Day One Hundred Fifty-Three

Chicken of the woods, or sulphur shelf

Chicken of the woods, or sulphur shelf

Grace and I both desperately needed to catch up on sleep, so we were very pleased to take our time getting up. I had my usual egg and cheese sandwich and a big cup of tea, and then brewed my thermos-full of tea and loaded my backpack. By the time we set out for Ward Pound Ridge Reservation it was nearly noon.

We paid our admission to Ward Pound Ridge Reservation, parked at Michigan Hill Road, and hit the trail at about ten minutes after one. We took the trail east, and then, where the trail comes to a T, continued eastward by bushwhacking and following my compass. We went through some dramatically boulder-strewn country, threading our way through dense copses of mountain laurel and climbing up and down ravines. We came out on the ridge trail just about where we intended to, near the site of the former fire tower.

We continued on our usual loop, heading south on the B trail and then west along the new RT trail. The day was sunny and humid, which caused me to sweat quite a bit, but the cool breeze constantly refreshed me. I got quite a workout by running to include interesting features of the trail in my ten-minute videos.

Eventually we wound our way down through the rock outcroppings into the marshy lowlands in the shade of Spy Rock. I got quite out of breath hurrying up the steep stone steps and across the rolling top of the ravines to the Spy Rock lookout. I reached it with plenty of time to spare, but then the phone ran out of battery and the video I’d been shooting wasn’t saved. Oh well. Next time.
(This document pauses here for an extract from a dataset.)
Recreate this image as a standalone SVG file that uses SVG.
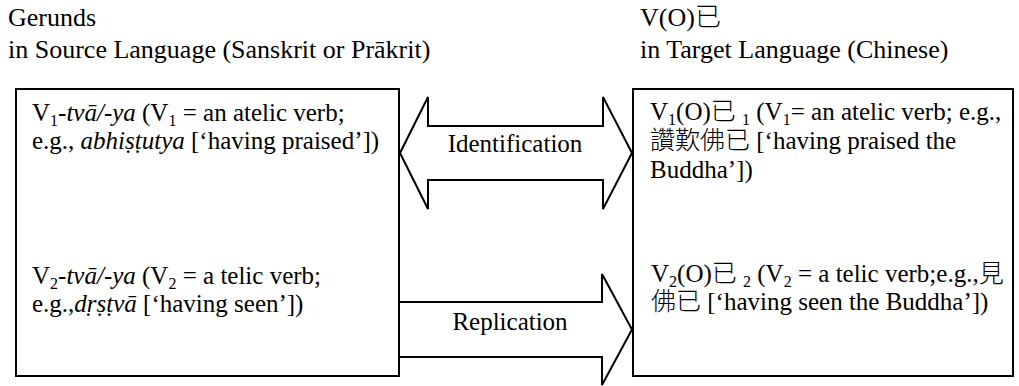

We continued west farther than we’d intended, because the park map didn’t include one of the trails radiating out from one intersection. We soon understood the error, but we decided to continue west and bushwhack up to the top of Joe’s Hill. Using the compass and the map, we made our way upward. The area around the top was idyllic: here and there was a dramatic rock outcropping or boulder, but mostly the woods were a thick layer of grass beneath sparse tree cover.

From the top of Joe’s Hill we followed a bearing slightly east of north, intending to come in near the base of the slope up to Leatherman’s Cave. I was extremely proud of my orienteering when we stepped over a stone fence and onto the trail — about twenty feet from the intersection I’d been aiming for!

We climbed north past the cave and then east through the notch. At the top we joined the trail and walked a few hundred feet north to the overlook. While we took our much-needed rest, I shot some video of a gigantic wasp that was apparently laying eggs in a tree trunk.

We got back to the car at around 6:30. During the five-hour-plus hike, I ate two Zone Bars, drank a thermos full of sweetened tea, and ate two oranges and an apple.

On the way back to Larchmont, we talked about how my body seemed to have responded well to the protein in the beef I roasted two nights ago. With all the exercise we’d gotten, getting another one seemed like a good idea, so we stopped at Trader Joe’s and did so. Or rather Grace did. With all the sweating I’d done, I was smelling a bit too ripe for public consumption.

While the roast roasted, I had a mug of tea with a biscotti to tide me over. The beef came out very well, and again paired up beautifully with a bit of red wine. Unfortunately, between the tea and the wine, I wasn’t slated for a good night’s sleep.